First, some history on why I think the Java community missed a step in developing a standard way to use object-relational mapping tools for our data.

When most of us started coding Java, there was JDBC. We saw the API for what it was: a low-level, but standard way we could access databases from different vendors. We could use Oracle, DB2, MySQL, PostgreSQL, etc., and as long as we didn’t use vendor-specific JDBC extensions, we could swap out underlying database technologies without having to rewrite out code.

Progress didn’t stop with JDBC. It’s low-level nature makes coding with it tedious. We have to manage our own transactions, and we have to manage translation between the relational database tables and the business objects we use in our applications.

With EJB 2.0, we got container-managed persistence for our business entities. Vendors provided tools to map relational database tables to EJB entities.

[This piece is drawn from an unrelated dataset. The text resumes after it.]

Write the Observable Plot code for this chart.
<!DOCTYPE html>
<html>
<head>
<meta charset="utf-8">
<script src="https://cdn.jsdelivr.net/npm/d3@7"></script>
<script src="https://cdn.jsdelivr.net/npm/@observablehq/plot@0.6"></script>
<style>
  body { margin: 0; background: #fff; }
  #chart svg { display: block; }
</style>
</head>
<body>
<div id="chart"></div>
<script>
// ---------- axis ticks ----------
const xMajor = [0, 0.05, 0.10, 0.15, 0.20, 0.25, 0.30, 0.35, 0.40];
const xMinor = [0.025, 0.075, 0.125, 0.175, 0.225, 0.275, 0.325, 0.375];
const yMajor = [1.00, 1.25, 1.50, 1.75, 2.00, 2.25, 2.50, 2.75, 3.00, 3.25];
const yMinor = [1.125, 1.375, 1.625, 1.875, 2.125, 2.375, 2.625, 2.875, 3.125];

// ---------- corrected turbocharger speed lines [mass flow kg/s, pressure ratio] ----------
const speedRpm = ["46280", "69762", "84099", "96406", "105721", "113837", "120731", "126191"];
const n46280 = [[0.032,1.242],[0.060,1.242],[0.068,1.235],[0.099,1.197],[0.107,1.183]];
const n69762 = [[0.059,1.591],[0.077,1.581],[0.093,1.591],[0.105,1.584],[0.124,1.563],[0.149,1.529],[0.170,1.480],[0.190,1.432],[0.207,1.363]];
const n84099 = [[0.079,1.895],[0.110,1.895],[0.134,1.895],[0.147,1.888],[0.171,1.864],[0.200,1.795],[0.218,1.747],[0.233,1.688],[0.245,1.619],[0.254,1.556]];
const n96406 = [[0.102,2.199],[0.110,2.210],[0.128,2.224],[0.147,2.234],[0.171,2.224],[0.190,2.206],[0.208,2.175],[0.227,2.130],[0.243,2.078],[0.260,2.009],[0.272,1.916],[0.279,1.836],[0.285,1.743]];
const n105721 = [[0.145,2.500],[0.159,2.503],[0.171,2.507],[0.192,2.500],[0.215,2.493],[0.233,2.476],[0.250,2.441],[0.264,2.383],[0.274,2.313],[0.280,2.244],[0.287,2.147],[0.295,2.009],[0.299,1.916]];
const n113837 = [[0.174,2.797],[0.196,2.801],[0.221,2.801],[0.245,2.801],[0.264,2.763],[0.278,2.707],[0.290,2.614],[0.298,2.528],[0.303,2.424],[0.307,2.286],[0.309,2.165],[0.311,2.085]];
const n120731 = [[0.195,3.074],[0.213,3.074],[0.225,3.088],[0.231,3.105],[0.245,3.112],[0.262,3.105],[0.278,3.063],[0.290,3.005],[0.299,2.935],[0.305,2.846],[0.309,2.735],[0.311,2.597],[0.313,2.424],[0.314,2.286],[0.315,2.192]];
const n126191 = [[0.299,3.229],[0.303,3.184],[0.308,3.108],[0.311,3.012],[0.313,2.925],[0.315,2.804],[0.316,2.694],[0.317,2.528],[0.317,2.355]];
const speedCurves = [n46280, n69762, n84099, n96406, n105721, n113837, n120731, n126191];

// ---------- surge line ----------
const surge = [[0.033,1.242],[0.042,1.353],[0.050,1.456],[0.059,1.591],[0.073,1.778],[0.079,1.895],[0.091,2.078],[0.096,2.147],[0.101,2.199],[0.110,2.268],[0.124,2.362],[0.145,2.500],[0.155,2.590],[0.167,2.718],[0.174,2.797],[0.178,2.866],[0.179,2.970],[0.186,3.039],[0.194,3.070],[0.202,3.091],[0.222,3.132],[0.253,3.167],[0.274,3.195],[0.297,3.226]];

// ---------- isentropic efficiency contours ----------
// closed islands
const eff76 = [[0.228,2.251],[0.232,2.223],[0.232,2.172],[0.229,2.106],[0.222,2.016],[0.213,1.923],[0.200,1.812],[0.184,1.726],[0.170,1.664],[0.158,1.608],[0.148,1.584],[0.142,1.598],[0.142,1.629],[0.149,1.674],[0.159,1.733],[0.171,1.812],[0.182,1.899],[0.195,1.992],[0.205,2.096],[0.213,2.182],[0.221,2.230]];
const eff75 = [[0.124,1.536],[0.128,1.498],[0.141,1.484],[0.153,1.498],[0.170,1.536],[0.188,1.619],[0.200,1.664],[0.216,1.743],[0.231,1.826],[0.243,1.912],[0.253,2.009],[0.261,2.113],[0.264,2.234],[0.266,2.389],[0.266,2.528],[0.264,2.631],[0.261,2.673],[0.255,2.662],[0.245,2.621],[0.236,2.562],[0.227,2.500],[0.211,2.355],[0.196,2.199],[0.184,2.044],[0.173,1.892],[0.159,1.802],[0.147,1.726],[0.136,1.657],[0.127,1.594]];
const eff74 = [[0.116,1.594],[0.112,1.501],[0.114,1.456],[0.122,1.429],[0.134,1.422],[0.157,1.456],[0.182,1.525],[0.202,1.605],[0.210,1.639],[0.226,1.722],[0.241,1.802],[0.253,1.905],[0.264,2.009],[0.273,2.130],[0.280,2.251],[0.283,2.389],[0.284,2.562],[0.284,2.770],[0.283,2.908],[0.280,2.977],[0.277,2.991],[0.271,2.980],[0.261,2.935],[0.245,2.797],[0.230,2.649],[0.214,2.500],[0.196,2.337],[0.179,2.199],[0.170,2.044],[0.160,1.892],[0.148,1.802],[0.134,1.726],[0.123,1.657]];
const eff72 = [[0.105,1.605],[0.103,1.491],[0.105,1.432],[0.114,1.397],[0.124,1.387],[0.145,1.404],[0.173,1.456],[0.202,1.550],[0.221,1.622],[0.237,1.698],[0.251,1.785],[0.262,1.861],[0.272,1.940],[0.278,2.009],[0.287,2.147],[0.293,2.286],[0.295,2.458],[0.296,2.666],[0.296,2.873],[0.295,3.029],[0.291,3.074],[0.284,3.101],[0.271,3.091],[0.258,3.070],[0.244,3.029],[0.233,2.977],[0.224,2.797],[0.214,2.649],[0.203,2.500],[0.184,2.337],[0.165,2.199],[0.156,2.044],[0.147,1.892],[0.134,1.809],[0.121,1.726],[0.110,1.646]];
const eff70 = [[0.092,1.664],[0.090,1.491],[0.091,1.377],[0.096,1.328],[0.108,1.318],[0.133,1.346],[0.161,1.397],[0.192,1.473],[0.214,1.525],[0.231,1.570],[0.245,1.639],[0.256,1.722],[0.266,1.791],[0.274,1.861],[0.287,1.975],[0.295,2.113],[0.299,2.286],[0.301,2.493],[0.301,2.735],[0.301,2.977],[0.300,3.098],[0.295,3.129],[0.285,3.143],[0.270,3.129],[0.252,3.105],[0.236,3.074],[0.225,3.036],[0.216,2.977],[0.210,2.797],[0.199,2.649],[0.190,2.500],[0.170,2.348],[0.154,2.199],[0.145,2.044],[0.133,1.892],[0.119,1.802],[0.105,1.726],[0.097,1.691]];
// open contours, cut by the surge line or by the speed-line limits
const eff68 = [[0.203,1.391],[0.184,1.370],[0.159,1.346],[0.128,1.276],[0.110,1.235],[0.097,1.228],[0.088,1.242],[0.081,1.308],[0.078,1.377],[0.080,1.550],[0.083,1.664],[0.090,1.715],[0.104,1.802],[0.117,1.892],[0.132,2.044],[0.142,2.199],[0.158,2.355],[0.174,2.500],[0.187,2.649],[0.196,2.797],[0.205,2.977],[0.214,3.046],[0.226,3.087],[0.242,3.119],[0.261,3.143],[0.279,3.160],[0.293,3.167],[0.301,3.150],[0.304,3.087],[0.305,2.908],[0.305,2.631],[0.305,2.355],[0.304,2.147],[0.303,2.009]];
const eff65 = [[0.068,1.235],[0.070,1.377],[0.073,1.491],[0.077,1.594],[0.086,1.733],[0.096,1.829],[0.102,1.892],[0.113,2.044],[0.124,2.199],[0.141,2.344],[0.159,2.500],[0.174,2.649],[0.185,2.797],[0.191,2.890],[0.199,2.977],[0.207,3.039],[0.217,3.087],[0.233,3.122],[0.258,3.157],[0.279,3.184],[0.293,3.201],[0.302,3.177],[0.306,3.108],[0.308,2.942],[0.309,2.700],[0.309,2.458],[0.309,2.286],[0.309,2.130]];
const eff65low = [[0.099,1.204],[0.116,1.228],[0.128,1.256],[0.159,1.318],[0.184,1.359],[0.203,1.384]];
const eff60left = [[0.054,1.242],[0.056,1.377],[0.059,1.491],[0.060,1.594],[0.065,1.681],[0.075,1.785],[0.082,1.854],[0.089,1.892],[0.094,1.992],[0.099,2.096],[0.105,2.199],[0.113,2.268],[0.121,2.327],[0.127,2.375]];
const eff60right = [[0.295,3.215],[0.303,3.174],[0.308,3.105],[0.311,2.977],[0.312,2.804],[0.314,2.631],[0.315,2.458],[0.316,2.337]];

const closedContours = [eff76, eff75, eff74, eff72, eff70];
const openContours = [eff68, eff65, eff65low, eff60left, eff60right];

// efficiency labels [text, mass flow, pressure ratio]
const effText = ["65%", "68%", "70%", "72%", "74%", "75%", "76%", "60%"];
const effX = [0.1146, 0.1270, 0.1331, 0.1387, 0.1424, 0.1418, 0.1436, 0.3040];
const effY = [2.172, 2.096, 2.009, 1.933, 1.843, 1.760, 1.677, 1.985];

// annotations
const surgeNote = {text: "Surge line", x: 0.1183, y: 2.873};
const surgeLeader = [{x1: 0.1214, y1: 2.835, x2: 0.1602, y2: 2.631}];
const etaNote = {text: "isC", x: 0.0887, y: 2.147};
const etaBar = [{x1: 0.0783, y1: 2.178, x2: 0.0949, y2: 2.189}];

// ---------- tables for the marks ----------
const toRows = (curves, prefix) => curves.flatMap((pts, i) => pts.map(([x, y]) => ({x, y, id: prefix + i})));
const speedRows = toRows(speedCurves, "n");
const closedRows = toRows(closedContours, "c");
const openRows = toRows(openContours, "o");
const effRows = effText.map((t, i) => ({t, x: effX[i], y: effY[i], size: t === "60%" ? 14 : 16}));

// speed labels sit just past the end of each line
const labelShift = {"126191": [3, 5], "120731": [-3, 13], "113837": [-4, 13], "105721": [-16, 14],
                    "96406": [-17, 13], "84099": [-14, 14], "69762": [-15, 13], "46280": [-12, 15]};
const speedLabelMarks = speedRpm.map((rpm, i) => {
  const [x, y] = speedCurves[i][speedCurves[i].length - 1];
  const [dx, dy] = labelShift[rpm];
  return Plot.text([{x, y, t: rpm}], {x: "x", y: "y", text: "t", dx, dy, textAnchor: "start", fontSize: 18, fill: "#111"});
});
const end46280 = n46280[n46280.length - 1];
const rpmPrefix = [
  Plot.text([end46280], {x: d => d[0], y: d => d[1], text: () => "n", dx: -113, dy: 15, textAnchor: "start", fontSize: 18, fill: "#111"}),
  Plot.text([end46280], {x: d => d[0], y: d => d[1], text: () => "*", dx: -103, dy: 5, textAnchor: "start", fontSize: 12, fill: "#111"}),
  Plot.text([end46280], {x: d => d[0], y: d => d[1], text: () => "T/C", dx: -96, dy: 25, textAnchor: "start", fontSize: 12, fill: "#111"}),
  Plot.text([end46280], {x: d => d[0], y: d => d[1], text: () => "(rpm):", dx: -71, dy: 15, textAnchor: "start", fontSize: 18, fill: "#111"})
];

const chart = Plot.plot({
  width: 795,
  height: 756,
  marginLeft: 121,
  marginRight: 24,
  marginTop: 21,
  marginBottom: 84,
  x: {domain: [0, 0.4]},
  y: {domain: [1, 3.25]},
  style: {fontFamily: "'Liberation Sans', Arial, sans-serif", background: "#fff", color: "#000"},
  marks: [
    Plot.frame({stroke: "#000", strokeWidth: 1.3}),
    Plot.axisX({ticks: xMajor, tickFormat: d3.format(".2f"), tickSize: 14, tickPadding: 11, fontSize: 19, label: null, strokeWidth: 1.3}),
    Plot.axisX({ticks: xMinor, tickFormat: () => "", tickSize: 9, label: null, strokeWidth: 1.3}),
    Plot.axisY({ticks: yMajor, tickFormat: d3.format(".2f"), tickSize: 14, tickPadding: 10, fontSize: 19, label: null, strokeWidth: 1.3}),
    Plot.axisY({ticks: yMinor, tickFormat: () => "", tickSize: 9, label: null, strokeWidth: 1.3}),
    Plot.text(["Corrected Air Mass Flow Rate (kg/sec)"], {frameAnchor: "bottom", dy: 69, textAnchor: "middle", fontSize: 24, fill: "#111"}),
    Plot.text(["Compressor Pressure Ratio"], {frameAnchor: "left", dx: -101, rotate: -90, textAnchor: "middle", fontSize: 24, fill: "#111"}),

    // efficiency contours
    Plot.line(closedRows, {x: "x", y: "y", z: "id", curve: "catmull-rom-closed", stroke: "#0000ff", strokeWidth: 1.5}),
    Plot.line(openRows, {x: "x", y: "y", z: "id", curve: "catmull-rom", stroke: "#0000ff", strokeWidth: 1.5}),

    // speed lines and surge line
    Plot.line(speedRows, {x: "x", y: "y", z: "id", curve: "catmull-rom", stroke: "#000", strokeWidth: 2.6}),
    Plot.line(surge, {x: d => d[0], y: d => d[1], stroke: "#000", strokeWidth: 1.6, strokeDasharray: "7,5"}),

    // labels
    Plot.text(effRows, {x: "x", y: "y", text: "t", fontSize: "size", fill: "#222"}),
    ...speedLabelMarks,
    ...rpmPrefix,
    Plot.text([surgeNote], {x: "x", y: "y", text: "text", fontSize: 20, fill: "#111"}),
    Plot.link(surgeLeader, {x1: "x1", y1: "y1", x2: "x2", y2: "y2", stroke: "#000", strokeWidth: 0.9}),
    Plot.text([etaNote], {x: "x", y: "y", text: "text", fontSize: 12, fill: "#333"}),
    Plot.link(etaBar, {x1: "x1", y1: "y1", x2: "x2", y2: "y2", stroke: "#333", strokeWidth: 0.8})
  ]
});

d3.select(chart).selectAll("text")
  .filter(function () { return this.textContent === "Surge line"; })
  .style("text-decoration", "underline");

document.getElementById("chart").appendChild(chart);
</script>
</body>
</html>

The EJB container could be made responsible for reading and writing our Java objects to and from our database tables, freeing us from writing low-level database access code. I think EJB-CMP was the first standard O-R tool in Java.

Today, however, we mostly agree EJBs are too complex for most applications. EJBs have a cost in programmer expertise, project development time, and the cost of hardware and software to run EJB containers.

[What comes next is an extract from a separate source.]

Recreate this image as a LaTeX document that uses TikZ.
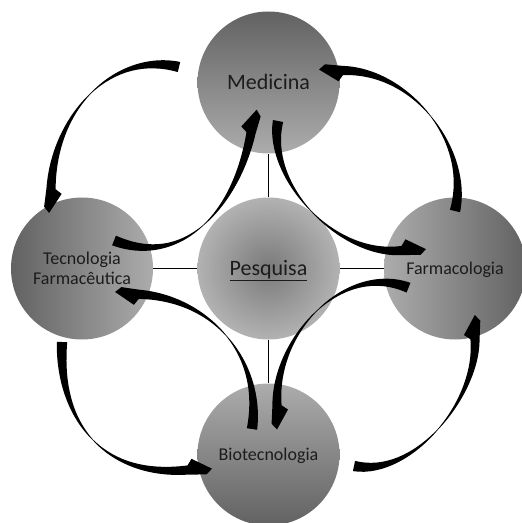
\documentclass[tikz,border=0pt]{standalone}
\usepackage{fontspec}
\setmainfont{Carlito}
\usetikzlibrary{calc}

\definecolor{shadedark}{RGB}{98,98,98}
\definecolor{shadelight}{RGB}{172,172,172}
\definecolor{corecenter}{RGB}{122,122,122}
\definecolor{coreedge}{RGB}{178,178,178}
\definecolor{labeltext}{RGB}{28,28,28}

% Curved block arrow: thick tail, tapering to a hairline half way,
% thickening again and ending in a one-sided head.
% #1 source node, #2 tail offset from it, #3 tail handle,
% #4 target node, #5 head-base offset from it, #6 head handle
\newcommand\loopArrow[6]{%
  \coordinate (p0) at ($(#1)+(#2)$);
  \coordinate (p1) at ($(p0)+(#3)$);
  \coordinate (p3) at ($(#4)+(#5)$);
  \coordinate (p2) at ($(p3)+(#6)$);
  % split the centre line in two halves
  \coordinate (q01) at ($(p0)!0.5!(p1)$);
  \coordinate (q12) at ($(p1)!0.5!(p2)$);
  \coordinate (q23) at ($(p2)!0.5!(p3)$);
  \coordinate (r0) at ($(q01)!0.5!(q12)$);
  \coordinate (r1) at ($(q12)!0.5!(q23)$);
  \coordinate (m) at ($(r0)!0.5!(r1)$);
  % outer edge
  \coordinate (oa) at ($(p0)!5.2bp!-90:(p1)$);
  \coordinate (ob) at ($(q01)!3.9bp!-90:(p1)$);
  \coordinate (oc) at ($(r0)!1.6bp!-90:(m)$);
  \coordinate (om) at ($(m)!0.3bp!-90:(r1)$);
  \coordinate (od) at ($(r1)!1.4bp!90:(m)$);
  \coordinate (oe) at ($(q23)!3.4bp!-90:(p3)$);
  \coordinate (of) at ($(p3)!4.6bp!90:(p2)$);
  % inner edge
  \coordinate (ia) at ($(p0)!5.2bp!90:(p1)$);
  \coordinate (ib) at ($(q01)!3.9bp!90:(p1)$);
  \coordinate (ic) at ($(r0)!1.6bp!90:(m)$);
  \coordinate (im) at ($(m)!0.3bp!90:(r1)$);
  \coordinate (id) at ($(r1)!1.4bp!-90:(m)$);
  \coordinate (ie) at ($(q23)!3.4bp!90:(p3)$);
  \coordinate (if) at ($(p3)!4.6bp!-90:(p2)$);
  % head: outer barb, tip, inner barb
  \coordinate (e1) at ($(p3)!18bp!180:(p2)$);
  \coordinate (et) at ($(p3)!24bp!180:(p2)$);
  \coordinate (e3) at ($(p3)!4.5bp!180:(p2)$);
  \coordinate (h1) at ($(e1)!6.2bp!90:(p3)$);
  \coordinate (ht) at ($(et)!1bp!90:(p3)$);
  \coordinate (h3) at ($(e3)!10.8bp!-90:(p3)$);
  \fill[arrowfill] (oa) .. controls (ob) and (oc) .. (om)
    .. controls (od) and (oe) .. (of) -- (h1) -- (ht) -- (h3) -- (if)
    .. controls (ie) and (id) .. (im) .. controls (ic) and (ib) .. (ia) -- cycle;
}

\begin{document}
\begin{tikzpicture}[x=1bp,y=-1bp,
  orb/.style={circle, minimum size=142bp, inner sep=0pt, text=labeltext},
  bigtext/.style={font=\fontsize{22bp}{26bp}\selectfont, text height=14.1bp, text depth=0pt},
  smalltext/.style={font=\fontsize{18bp}{20bp}\selectfont, text height=11.6bp, text depth=0pt},
  twoline/.style={font=\fontsize{18bp}{20.5bp}\selectfont, align=center},
  linkline/.style={line width=1.2bp, black},
  arrowfill/.style={fill=black}]
\useasboundingbox (0,0) rectangle (522,523);

% the five areas
\node[orb, bigtext, top color=shadedark, bottom color=shadelight] (med) at (268.5,82.5) {Medicina};
\node[orb, bigtext, inner color=corecenter, outer color=coreedge] (pes) at (268.5,268.5) {\underline{Pesquisa}};
\node[orb, twoline, left color=shadedark, right color=shadelight] (tec) at (82,268.5) {Tecnologia\\Farmacêutica};
\node[orb, smalltext, left color=shadelight, right color=shadedark] (far) at (455,268.5) {Farmacologia};
\node[orb, smalltext, top color=shadelight, bottom color=shadedark] (bio) at (268.5,454.5) {Biotecnologia};

% research linked to every area
\draw[linkline] (pes) -- (med);
\draw[linkline] (pes) -- (tec);
\draw[linkline] (pes) -- (far);
\draw[linkline] (pes) -- (bio);

% exchange loops between neighbouring areas
\loopArrow{med}{-89.5,-15.5}{-66,-16}{tec}{-31,-79.5}{3,-78}
\loopArrow{tec}{32,-28}{70,28}{med}{-17.5,50.5}{-15,75}
\loopArrow{med}{9.5,38.5}{-12,61}{far}{-53,-18}{-65,6.5}
\loopArrow{far}{0,-57.5}{16,-66}{med}{74.5,-12}{68,0}
\loopArrow{tec}{-20,73.5}{-4,82}{bio}{-80.5,15.5}{-82,8}
\loopArrow{bio}{-16.5,-25.5}{11,-72}{tec}{57,25.8}{72,4}
\loopArrow{far}{-46.5,19.2}{-65,-26}{bio}{8.5,-49}{-3,-70.5}
\loopArrow{bio}{85.5,11.5}{59,12}{far}{20,70.5}{3,60}
\end{tikzpicture}
\end{document}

But if you aren’t using EJBs for object-relational mapping, and you want to use a standard object-relational mapping API, what are your choices? The JDO specification came out last year seemingly as the answer. The goal of JDO seems to be to allow a database-neutral O-R mapping system to allow developers to code with objects and worry less about how the objects are stored. And it’s supposed to be a standard you knew would be around in the future. A JDBC++.

But JDO seems never to have gained traction. I’ve never used it on a project, or seen a project with it being used. I’m sure JDO is being used out there. It just doesn’t seem to be very common. Did the JDO spec scratch the wrong itch?

Instead of having a JCP standard Java OR-mapping API, we have open-source tools like Hibernate and Cayenne gaining market share as object-relational mapping tools of choice. These tools seem to be answering what developers need. But by using these tools, we’re now back to coding to non-standard APIs.

Don’t get me wrong. I’m not saying Hibernate or Cayenne are bad. Hibernate is a nice tool. I’m using Hibernate on my current project. And the beauty of tools like Hibernate is I can swap out Oracle and replace it with DB2 and still have most everything work. We haven’t gone so far backwards that we’re coding to vendor specific APIs. But something still seems wrong here.

Without a standard API, we’ve gone back to the days of coding to proprietary APIs that could disappear if the open-source developers lose interest. Yes, we still have the source code available (if we remember to download it and store it in our source-code repositories). But five years from now, I bet I could find a Java programmer who understands JDBC faster than I could find a Java programmer who understands Cayenne.

I’m unsure what the next step will be for Java and O-R mapping. Will the Java Community Process adopt a Hibernate-like O-R mapping API to replace JDO? Will JDO eventually capture the mind share of developers? Will the new, “lighter” EJB 3.0 spec provide an O-R mapping API that can be used outside of the EJB container?

Until something like JDBC comes out for O-R mapping, gets widely adopted, and widely accepted by programmers, it seems we’re back to the old days of coding to non-standard APIs, locking ourselves into specific technologies. Is this taking a small step backward in order to take a bigger step forward in a few months with a new spec? That’s what I’m hoping.